• [WHAT THE TASK REQUIRES]:
Your copy of the material must match it exactly, except that pictures are dropped.
::::::::
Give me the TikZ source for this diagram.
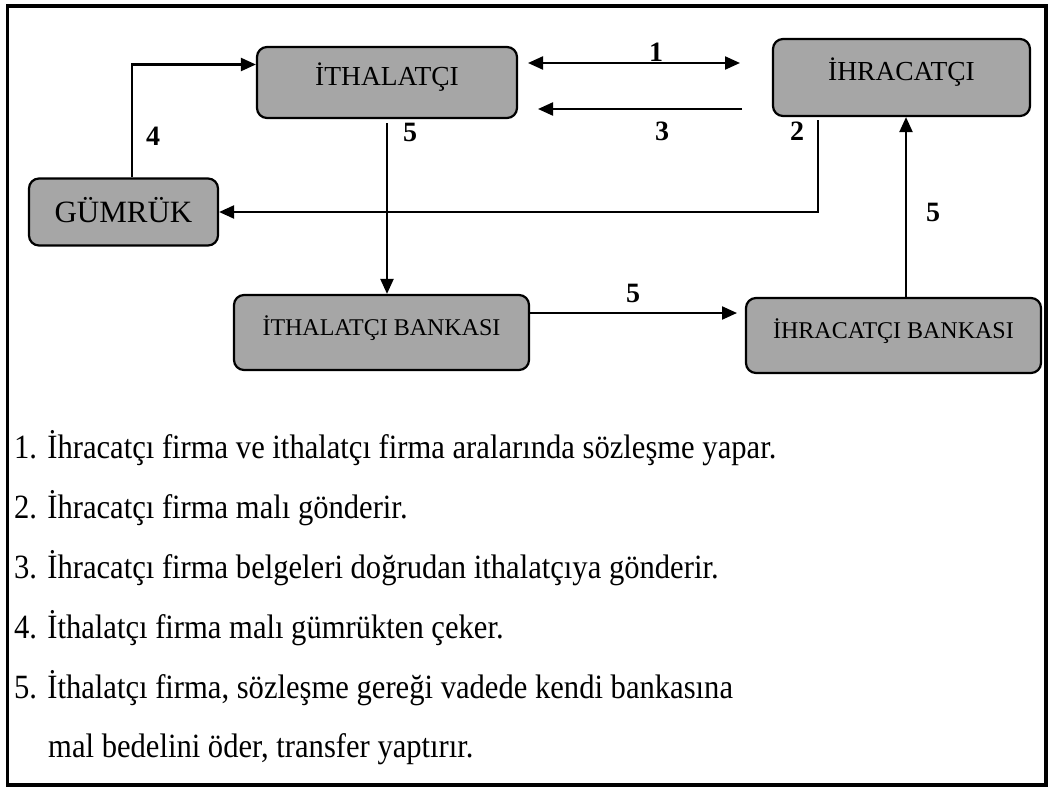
\documentclass[tikz,border=0pt]{standalone}
\usepackage{fontspec}
\setmainfont{Liberation Serif}
\newfontfamily\listfont[FakeStretch=0.9]{Liberation Serif}
\usetikzlibrary{arrows.meta}
\definecolor{boxgray}{RGB}{166,166,166}
\begin{document}
\begin{tikzpicture}[x=1pt,y=-1pt]
    \tikzset{
      party/.style={draw,rectangle,rounded corners=10pt,line width=2.2pt,
        fill=boxgray,text height=19pt,text depth=13pt,
        font=\fontsize{27.5pt}{32pt}\selectfont},
      bank/.style={party,font=\fontsize{24pt}{28pt}\selectfont,
        text height=18pt,minimum width=295pt,minimum height=75pt},
      num/.style={inner sep=0pt,font=\fontsize{28pt}{32pt}\selectfont\bfseries},
      item/.style={anchor=base west,inner sep=0pt,
        font=\listfont\fontsize{34pt}{40pt}\selectfont},
      arr/.style={-{Triangle[length=15pt,width=13pt]},line width=2.2pt},
      darr/.style={{Triangle[length=15pt,width=13pt]}-{Triangle[length=15pt,width=13pt]},
        line width=2.2pt}
    }
    \useasboundingbox (0,0) rectangle (1049,787);
    \draw[line width=3.2pt] (7.5,6) rectangle (1046,785);

    \node[party,minimum width=260pt,minimum height=71pt] (ith) at (387,82.5) {İTHALATÇI};
    \node[party,minimum width=257pt,minimum height=77pt] (ihr) at (901.5,77.5) {İHRACATÇI};
    \node[party,font=\fontsize{31pt}{36pt}\selectfont,text height=20.5pt,text depth=0pt,
      minimum width=189pt,minimum height=67pt] (gum) at (123.5,212) {GÜMRÜK};
    \node[bank] (ithb) at (381.5,332.5) {İTHALATÇI BANKASI};
    \node[bank] (ihrb) at (893.5,335.5) {İHRACATÇI BANKASI};

    \coordinate (c1l) at (528,63);
    \coordinate (c1r) at (740,63);
    \coordinate (c3r) at (742,109);
    \coordinate (c3l) at (538,109);
    \coordinate (c2) at (818,120);
    \coordinate (c5r) at (737,313);
    \coordinate (c5u) at (906,0);

    \draw[darr] (c1l) -- (c1r);
    \draw[arr] (c3r) -- (c3l);
    \draw[arr] (c2) |- (gum.east);
    \draw[arr] ([xshift=8.5pt]gum.north) |- ([yshift=18pt]ith.west);
    \draw[arr] ([yshift=-4pt]ith.south) -- (ith.south |- ithb.north);
    \draw[arr] (ithb.east |- c5r) -- (c5r);
    \draw[arr] (ihrb.north -| c5u) -- (ihr.south -| c5u);

    \node[num] (n1) at (656,52) {1};
    \node[num] (n3) at (662,131) {3};
    \node[num] (n2) at (797,131) {2};
    \node[num] (n5a) at (410,132) {5};
    \node[num] (n4) at (153,136) {4};
    \node[num] (n5b) at (933,212) {5};
    \node[num] (n5c) at (633,293) {5};

    \node[item] (t1) at (14,458) {1. İhracatçı firma ve ithalatçı firma aralarında sözleşme yapar.};
    \node[item] (t2) at (14,518) {2. İhracatçı firma malı gönderir.};
    \node[item] (t3) at (14,578) {3. İhracatçı firma belgeleri doğrudan ithalatçıya gönderir.};
    \node[item] (t4) at (14,638) {4. İthalatçı firma malı gümrükten çeker.};
    \node[item] (t5) at (14,698) {5. İthalatçı firma, sözleşme gereği vadede kendi bankasına};
    \node[item] (t6) at (48,757) {mal bedelini öder, transfer yaptırır.};
  \end{tikzpicture}
\end{document}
::::::::
• [IN RESPONSE]:
Give me the TikZ source for this diagram.
\documentclass[tikz,border=0pt]{standalone}
\usepackage{fontspec}
\setmainfont{Liberation Serif}
\newfontfamily\listfont[FakeStretch=0.9]{Liberation Serif}
\usetikzlibrary{arrows.meta}
\definecolor{boxgray}{RGB}{166,166,166}
\begin{document}
\begin{tikzpicture}[x=1pt,y=-1pt]
    \tikzset{
      party/.style={draw,rectangle,rounded corners=10pt,line width=2.2pt,
        fill=boxgray,text height=19pt,text depth=13pt,
        font=\fontsize{27.5pt}{32pt}\selectfont},
      bank/.style={party,font=\fontsize{24pt}{28pt}\selectfont,
        text height=18pt,minimum width=295pt,minimum height=75pt},
      num/.style={inner sep=0pt,font=\fontsize{28pt}{32pt}\selectfont\bfseries},
      item/.style={anchor=base west,inner sep=0pt,
        font=\listfont\fontsize{34pt}{40pt}\selectfont},
      arr/.style={-{Triangle[length=15pt,width=13pt]},line width=2.2pt},
      darr/.style={{Triangle[length=15pt,width=13pt]}-{Triangle[length=15pt,width=13pt]},
        line width=2.2pt}
    }
    \useasboundingbox (0,0) rectangle (1049,787);
    \draw[line width=3.2pt] (7.5,6) rectangle (1046,785);

    \node[party,minimum width=260pt,minimum height=71pt] (ith) at (387,82.5) {İTHALATÇI};
    \node[party,minimum width=257pt,minimum height=77pt] (ihr) at (901.5,77.5) {İHRACATÇI};
    \node[party,font=\fontsize{31pt}{36pt}\selectfont,text height=20.5pt,text depth=0pt,
      minimum width=189pt,minimum height=67pt] (gum) at (123.5,212) {GÜMRÜK};
    \node[bank] (ithb) at (381.5,332.5) {İTHALATÇI BANKASI};
    \node[bank] (ihrb) at (893.5,335.5) {İHRACATÇI BANKASI};

    \coordinate (c1l) at (528,63);
    \coordinate (c1r) at (740,63);
    \coordinate (c3r) at (742,109);
    \coordinate (c3l) at (538,109);
    \coordinate (c2) at (818,120);
    \coordinate (c5r) at (737,313);
    \coordinate (c5u) at (906,0);

    \draw[darr] (c1l) -- (c1r);
    \draw[arr] (c3r) -- (c3l);
    \draw[arr] (c2) |- (gum.east);
    \draw[arr] ([xshift=8.5pt]gum.north) |- ([yshift=18pt]ith.west);
    \draw[arr] ([yshift=-4pt]ith.south) -- (ith.south |- ithb.north);
    \draw[arr] (ithb.east |- c5r) -- (c5r);
    \draw[arr] (ihrb.north -| c5u) -- (ihr.south -| c5u);

    \node[num] (n1) at (656,52) {1};
    \node[num] (n3) at (662,131) {3};
    \node[num] (n2) at (797,131) {2};
    \node[num] (n5a) at (410,132) {5};
    \node[num] (n4) at (153,136) {4};
    \node[num] (n5b) at (933,212) {5};
    \node[num] (n5c) at (633,293) {5};

    \node[item] (t1) at (14,458) {1. İhracatçı firma ve ithalatçı firma aralarında sözleşme yapar.};
    \node[item] (t2) at (14,518) {2. İhracatçı firma malı gönderir.};
    \node[item] (t3) at (14,578) {3. İhracatçı firma belgeleri doğrudan ithalatçıya gönderir.};
    \node[item] (t4) at (14,638) {4. İthalatçı firma malı gümrükten çeker.};
    \node[item] (t5) at (14,698) {5. İthalatçı firma, sözleşme gereği vadede kendi bankasına};
    \node[item] (t6) at (48,757) {mal bedelini öder, transfer yaptırır.};
  \end{tikzpicture}
\end{document}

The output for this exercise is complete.